42 years ago, Carleton College seniors Bill Heinemann, Paul Dillenberger, and Don Rawitsch, searching for a way to get kids interested in western expansion, invented The Oregon Trail. Mental Floss has a lengthy feature about the genesis and history of the game, and it’s a truly fascinating read.

Originally intended to be a board game, The Oregon Trail first entertained and educated Minnesota kids via teletype, and then a few years later, with the cooperation of the Minnesota Educational Computing Consortium (also known as MECC, an acronym any old school Trail players might be familiar with) moved over to the Apple II. From there the game went from text-based to four-color graphics, and started using phrases like “You have died of dysentery.”

Since the late ’70s, the game has had a number of iterations, including an iPhone-based version that’s been downloaded over 4 million times. In the ’90s, there was almost a version of the game that would have had Barbie traversing the road from Independence, Missouri to Oregon’s Willamette Valley. Thankfully, Mattel, who owned the game at the time, started hemorrhaging money around that time and that version of the game never came to fruition.

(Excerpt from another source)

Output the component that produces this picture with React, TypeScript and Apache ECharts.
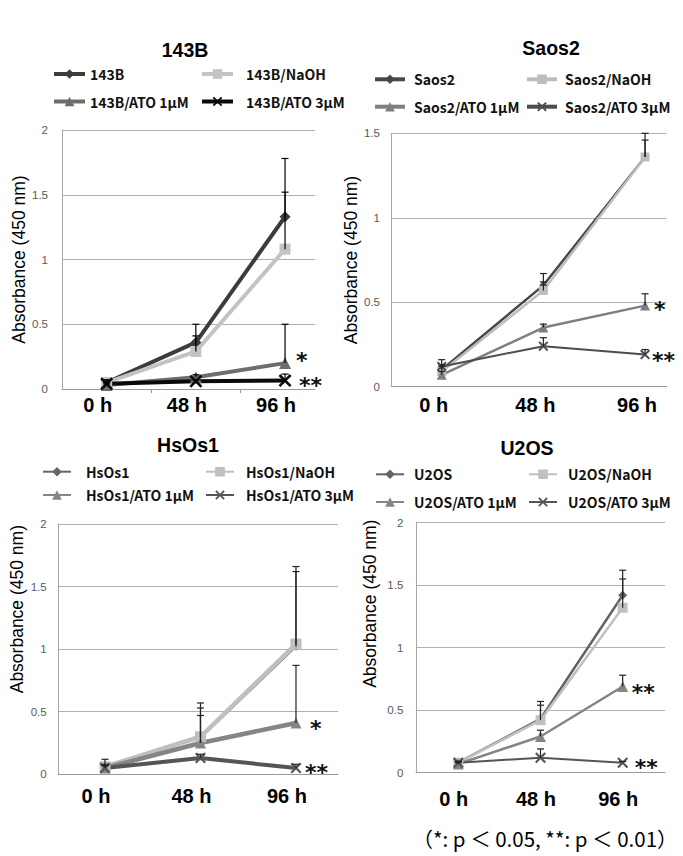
import React, { useEffect, useRef } from "react";
import * as echarts from "echarts";

// ---------- DATA ----------
const timeLabels = ["0 h", "48 h", "96 h"];

// 143B
const names143B = ["143B", "143B/NaOH", "143B/ATO 1μM", "143B/ATO 3μM"];
const v143B = [0.05, 0.36, 1.33];
const v143BNaOH = [0.05, 0.29, 1.08];
const v143BAto1 = [0.03, 0.09, 0.2];
const v143BAto3 = [0.04, 0.06, 0.065];
const e143B = [0.02, 0.14, 0.45];
const e143BNaOH = [0.02, 0.12, 0.44];
const e143BAto1 = [0.01, 0.02, 0.3];
const e143BAto3 = [0.01, 0.01, 0.05];
const sig143B = ["", "", "*", "**"];

// Saos2
const namesSaos2 = ["Saos2", "Saos2/NaOH", "Saos2/ATO 1μM", "Saos2/ATO 3μM"];
const vSaos2 = [0.1, 0.6, 1.36];
const vSaos2NaOH = [0.09, 0.57, 1.36];
const vSaos2Ato1 = [0.07, 0.35, 0.48];
const vSaos2Ato3 = [0.12, 0.24, 0.19];
const eSaos2 = [0.03, 0.07, 0.14];
const eSaos2NaOH = [0.03, 0.05, 0.1];
const eSaos2Ato1 = [0.02, 0.02, 0.07];
const eSaos2Ato3 = [0.04, 0.05, 0.03];
const sigSaos2 = ["", "", "*", "**"];

// HsOs1
const namesHsOs1 = ["HsOs1", "HsOs1/NaOH", "HsOs1/ATO 1μM", "HsOs1/ATO 3μM"];
const vHsOs1 = [0.07, 0.29, 1.02];
const vHsOs1NaOH = [0.06, 0.3, 1.04];
const vHsOs1Ato1 = [0.05, 0.25, 0.41];
const vHsOs1Ato3 = [0.05, 0.13, 0.05];
const eHsOs1 = [0.05, 0.28, 0.6];
const eHsOs1NaOH = [0.02, 0.23, 0.62];
const eHsOs1Ato1 = [0.02, 0.22, 0.46];
const eHsOs1Ato3 = [0.02, 0.03, 0.03];
const sigHsOs1 = ["", "", "*", "**"];

// U2OS
const namesU2OS = ["U2OS", "U2OS/NaOH", "U2OS/ATO 1μM", "U2OS/ATO 3μM"];
const vU2OS = [0.08, 0.43, 1.42];
const vU2OSNaOH = [0.08, 0.42, 1.32];
const vU2OSAto1 = [0.07, 0.29, 0.69];
const vU2OSAto3 = [0.08, 0.12, 0.08];
const eU2OS = [0.01, 0.14, 0.2];
const eU2OSNaOH = [0.01, 0.12, 0.23];
const eU2OSAto1 = [0.01, 0.05, 0.09];
const eU2OSAto3 = [0.01, 0.07, 0.01];
const sigU2OS = ["", "", "**", "**"];

const yMaxes = [2, 1.5, 2, 2];
const yAxisName = "Absorbance (450 nm)";
const footnote = "（*: p ＜ 0.05, **: p ＜ 0.01）";

const panels = [
  { title: "143B", names: names143B, values: [v143B, v143BNaOH, v143BAto1, v143BAto3], errors: [e143B, e143BNaOH, e143BAto1, e143BAto3], sig: sig143B },
  { title: "Saos2", names: namesSaos2, values: [vSaos2, vSaos2NaOH, vSaos2Ato1, vSaos2Ato3], errors: [eSaos2, eSaos2NaOH, eSaos2Ato1, eSaos2Ato3], sig: sigSaos2 },
  { title: "HsOs1", names: namesHsOs1, values: [vHsOs1, vHsOs1NaOH, vHsOs1Ato1, vHsOs1Ato3], errors: [eHsOs1, eHsOs1NaOH, eHsOs1Ato1, eHsOs1Ato3], sig: sigHsOs1 },
  { title: "U2OS", names: namesU2OS, values: [vU2OS, vU2OSNaOH, vU2OSAto1, vU2OSAto3], errors: [eU2OS, eU2OSNaOH, eU2OSAto1, eU2OSAto3], sig: sigU2OS },
];

// ---------- STYLE / LAYOUT ----------
const X_PATH =
  "path://M0,1.4L1.4,0L5,3.6L8.6,0L10,1.4L6.4,5L10,8.6L8.6,10L5,6.4L1.4,10L0,8.6L3.6,5Z";
const symbols = ["diamond", "rect", "triangle", X_PATH];

const layouts = [
  {
    left: 62, top: 130, width: 253, height: 259, xMin: -0.501, xMax: 2.336,
    nameGap: 33, namePad: 0, yLabelMargin: 14, xLabelMargin: 6, xLabelShift: 9, ticks: true,
    titleX: 185, titleY: 50, legendRows: [74, 101.5], legendCols: [52, 200], textPads: [0, 8], itemWidth: 31, legendLine: 4,
    colors: ["#3c3c3c", "#c3c3c3", "#6d6d6d", "#0a0a0a"], lineWidths: [4, 4, 4, 4], symbolSizes: [11, 11, 12, 13],
    errColor: "#000", sigOffsets: [[0, 0], [0, 0], [3, -3], [6, 5]],
  },
  {
    left: 391.7, top: 133.3, width: 275, height: 253.4, xMin: -0.492, xMax: 2.213,
    nameGap: 28, namePad: 0, yLabelMargin: 11.7, xLabelMargin: 8, xLabelShift: 8, ticks: false,
    titleX: 551, titleY: 48, legendRows: [79.3, 106.7], legendCols: [373, 525], textPads: [4, 3], itemWidth: 30, legendLine: 4,
    colors: ["#474747", "#bdbdbd", "#7f7f7f", "#4d4d4d"], lineWidths: [2.5, 2.5, 2.5, 2], symbolSizes: [8, 9, 10, 10],
    errColor: "#222", sigOffsets: [[0, 0], [0, 0], [1, 4], [-1, 6]],
  },
  {
    left: 58.3, top: 524, width: 279.7, height: 250.3, xMin: -0.489, xMax: 2.44,
    nameGap: 29, namePad: 80, yLabelMargin: 11.6, xLabelMargin: 12, xLabelShift: 9, ticks: false,
    titleX: 188, titleY: 445, legendRows: [471.7, 495], legendCols: [42, 205], textPads: [10, 7], itemWidth: 28, legendLine: 2,
    colors: ["#666666", "#bfbfbf", "#858585", "#555555"], lineWidths: [2, 4.5, 4.5, 4], symbolSizes: [8, 11, 11, 11],
    errColor: "#222", sigOffsets: [[0, 0], [0, 0], [6, 6], [1, 4]],
  },
  {
    left: 416, top: 522.7, width: 249, height: 250, xMin: -0.515, xMax: 2.515,
    nameGap: 37, namePad: 88, yLabelMargin: 12.7, xLabelMargin: 16, xLabelShift: 4.5, ticks: false,
    titleX: 527, titleY: 448, legendRows: [474.3, 502], legendCols: [375, 528], textPads: [5, 6], itemWidth: 28, legendLine: 2,
    colors: ["#636363", "#c0c0c0", "#858585", "#555555"], lineWidths: [2.5, 2.5, 2.5, 2], symbolSizes: [9, 10, 11, 11],
    errColor: "#222", sigOffsets: [[0, 0], [0, 0], [1, 6], [4, 5]],
  },
];

function makeErrorRenderer(color: string) {
  return (params: any, api: any) => {
    const x = api.value(0);
    const y = api.value(1);
    const e = api.value(2);
    const base = api.coord([x, y]);
    const top = api.coord([x, y + e]);
    return {
      type: "group",
      children: [
        { type: "line", shape: { x1: base[0], y1: base[1], x2: top[0], y2: top[1] }, style: { stroke: color, lineWidth: 1.2 } },
        { type: "line", shape: { x1: top[0] - 3.5, y1: top[1], x2: top[0] + 3.5, y2: top[1] }, style: { stroke: color, lineWidth: 1.2 } },
      ],
    };
  };
}

function buildOption() {
  const grid: any[] = [];
  const xAxis: any[] = [];
  const yAxis: any[] = [];
  const series: any[] = [];
  const legend: any[] = [];
  const graphic: any[] = [];

  panels.forEach((p, i) => {
    const L = layouts[i];
    grid.push({ left: L.left, top: L.top, width: L.width, height: L.height });
    xAxis.push({
      type: "value",
      gridIndex: i,
      min: L.xMin,
      max: L.xMax,
      splitLine: { show: false },
      axisLine: { show: true, onZero: false, lineStyle: { color: "#999999", width: 1 } },
      axisTick: { show: L.ticks, customValues: [0.5, 1.5], length: 4, lineStyle: { color: "#999999" } },
      axisLabel: {
        customValues: [0, 1, 2],
        formatter: (v: number) => timeLabels[Math.round(v)] ?? "",
        fontSize: 20,
        fontWeight: "bold",
        fontFamily: "Liberation Sans",
        color: "#000",
        margin: L.xLabelMargin,
        padding: [0, L.xLabelShift * 2, 0, 0],
      },
    });
    yAxis.push({
      type: "value",
      gridIndex: i,
      min: 0,
      max: yMaxes[i],
      interval: 0.5,
      axisLine: { show: true, onZero: false, lineStyle: { color: "#a6a6a6" } },
      axisTick: { show: false },
      splitLine: { lineStyle: { color: "#b0b0b0", width: 1 } },
      axisLabel: { color: "#595959", fontSize: 11.5, fontFamily: "Liberation Sans", margin: L.yLabelMargin },
      name: yAxisName,
      nameLocation: "middle",
      nameGap: L.nameGap,
      nameRotate: 90,
      nameTextStyle: {
        fontSize: 17.5,
        fontFamily: "Liberation Sans",
        color: "#000",
        lineHeight: 19,
        padding: [0, 0, 0, L.namePad],
      },
    });

    p.values.forEach((vals, k) => {
      const sig = p.sig[k];
      series.push({
        type: "line",
        name: p.names[k],
        xAxisIndex: i,
        yAxisIndex: i,
        data: vals.map((v, j) => [j, v]),
        symbol: symbols[k],
        symbolSize: L.symbolSizes[k],
        lineStyle: { color: L.colors[k], width: L.lineWidths[k] },
        itemStyle: { color: L.colors[k] },
        z: 2,
        endLabel: {
          show: sig !== "",
          formatter: () => sig,
          fontSize: 22,
          fontWeight: "bold",
          fontFamily: "DejaVu Sans",
          color: "#111",
          lineHeight: 14,
          offset: L.sigOffsets[k],
        },
      });
      series.push({
        type: "custom",
        name: p.names[k] + " SD",
        xAxisIndex: i,
        yAxisIndex: i,
        data: vals.map((v, j) => [j, v, p.errors[k][j]]),
        encode: { x: 0, y: 1 },
        renderItem: makeErrorRenderer(L.errColor),
        silent: true,
        z: 4,
      });

      const row = Math.floor(k / 2);
      const col = k % 2;
      legend.push({
        data: [p.names[k]],
        left: L.legendCols[col],
        top: L.legendRows[row] - 8,
        padding: 0,
        itemWidth: L.itemWidth,
        itemHeight: 12,
        selectedMode: false,
        lineStyle: { width: L.legendLine },
        textStyle: {
          fontFamily: "Noto Sans CJK JP",
          fontSize: 14,
          fontWeight: "bold",
          color: "#111",
          lineHeight: 16,
          padding: [0, 0, 0, L.textPads[col]],
        },
      });
    });

    graphic.push({
      type: "text",
      x: L.titleX,
      y: L.titleY,
      style: {
        text: p.title,
        fontSize: 19.5,
        fontWeight: "bold",
        fontFamily: "Liberation Sans",
        fill: "#000",
        align: "center",
        verticalAlign: "middle",
      },
    });
  });

  graphic.push({
    type: "text",
    x: 545,
    y: 838,
    style: {
      text: footnote,
      fontSize: 20.5,
      fontFamily: "Noto Sans CJK JP",
      fill: "#000",
      align: "center",
      verticalAlign: "middle",
    },
  });

  return {
    animation: false,
    backgroundColor: "#ffffff",
    grid,
    xAxis,
    yAxis,
    legend,
    series,
    graphic,
  };
}

export default function App() {
  const ref = useRef<HTMLDivElement>(null);
  useEffect(() => {
    document.body.style.margin = "0";
    const chart = echarts.init(ref.current as HTMLDivElement, null, { renderer: "svg" });
    chart.setOption(buildOption() as any);
    return () => chart.dispose();
  }, []);
  return <div ref={ref} style={{ width: 683, height: 856 }} />;
}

One sad note about the invention of Oregon Trail: Heinemann, Dillenberger, and Rawitsch never really made all that much money off the game. Still, Rawitsch says, it’s not a sore point. He told Mental Floss, “so many others had a hand making it what it became that we never think, ‘Gee, we got ripped off.’” He now works as a consultant to educational tech companies in the Chicago area, and Dillenberger and Heinemann are educators.